Il diritto di "allaccio" all’impianto è garantito ma deve essere pagato

Gli interessati all'allaccio all'ascensore installato a proprie spese da alcuni condomini hanno diritto a farlo. Il costo deve essere calcolato in base al valore attuale, svalutato e con eventuali interventi di manutenzione. La Corte di Cassazione ha stabilito il criterio da seguire.

Gentile avvocato,

lo stabile dove vivo è di sei piani. I proprietari del quinto e del sesto piano, circa otto-nove anni fa hanno a proprie spese fatto installare un ascensore. Ora tutti gli altri condomini (a parte quelli del piano terreno) hanno chiesto il cosiddetto "allaccio". Qual è la corretta procedura da seguire in casi come questo? Come si calcola la quota che i nuovi interessati devono pagare a chi ha realizzato l’impianto a suo tempo?

Un gruppo di condomini, Arezzo

Risponde l’esperto

Il diritto al richiesto allaccio è assolutamente sacrosanto. Il criterio generale è che i condomini che "ab origine" non avevano espresso la volontà d’installare l’ascensore e non si erano interessati all’innovazione, mantengono a vita (anche per gli aventi causa, ovvero acquirenti o eredi) il diritto di allacciarsi all’impianto acquistandone, pro quota, la proprietà. L’allaccio è un acquisto pro quota pari ai millesimi indicati nella relativa tabella e, come tale, deve essere pagato.

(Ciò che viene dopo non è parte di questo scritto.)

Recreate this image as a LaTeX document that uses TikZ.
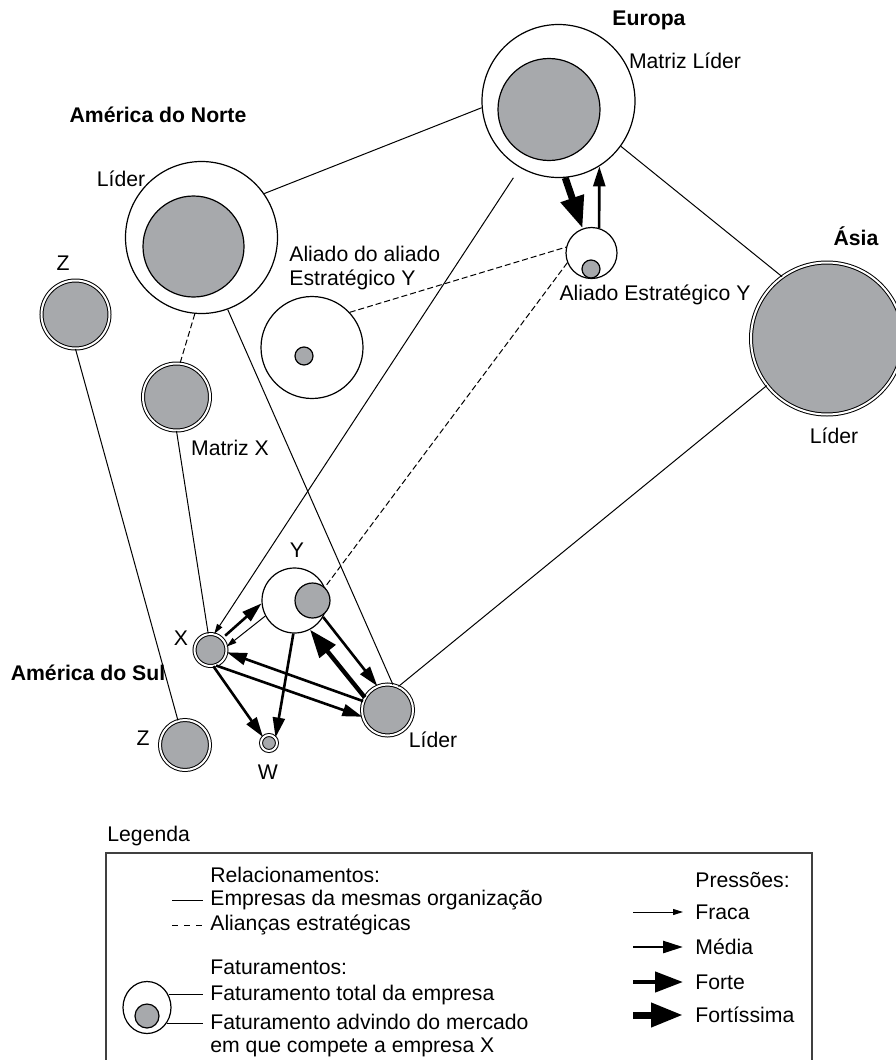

Su questo aspetto sono nate le più aspre diatribe che, nel corso degli anni, hanno portato anche la Suprema Corte di Cassazione a intervenire in materia. In sintesi, il costo deve essere parametrato al valore attuale (costo iniziale indicizzato o valore al nuovo), abbattuto di un coefficiente di svalutazione perché l’impianto non è più nuovo, implementato per il valore di eventuali interventi di manutenzione, conservazione o adeguamento che siano stati svolti nel corso degli anni. Il risultato di questo calcolo va valutato poi in base ai millesimi dei singoli richiedenti.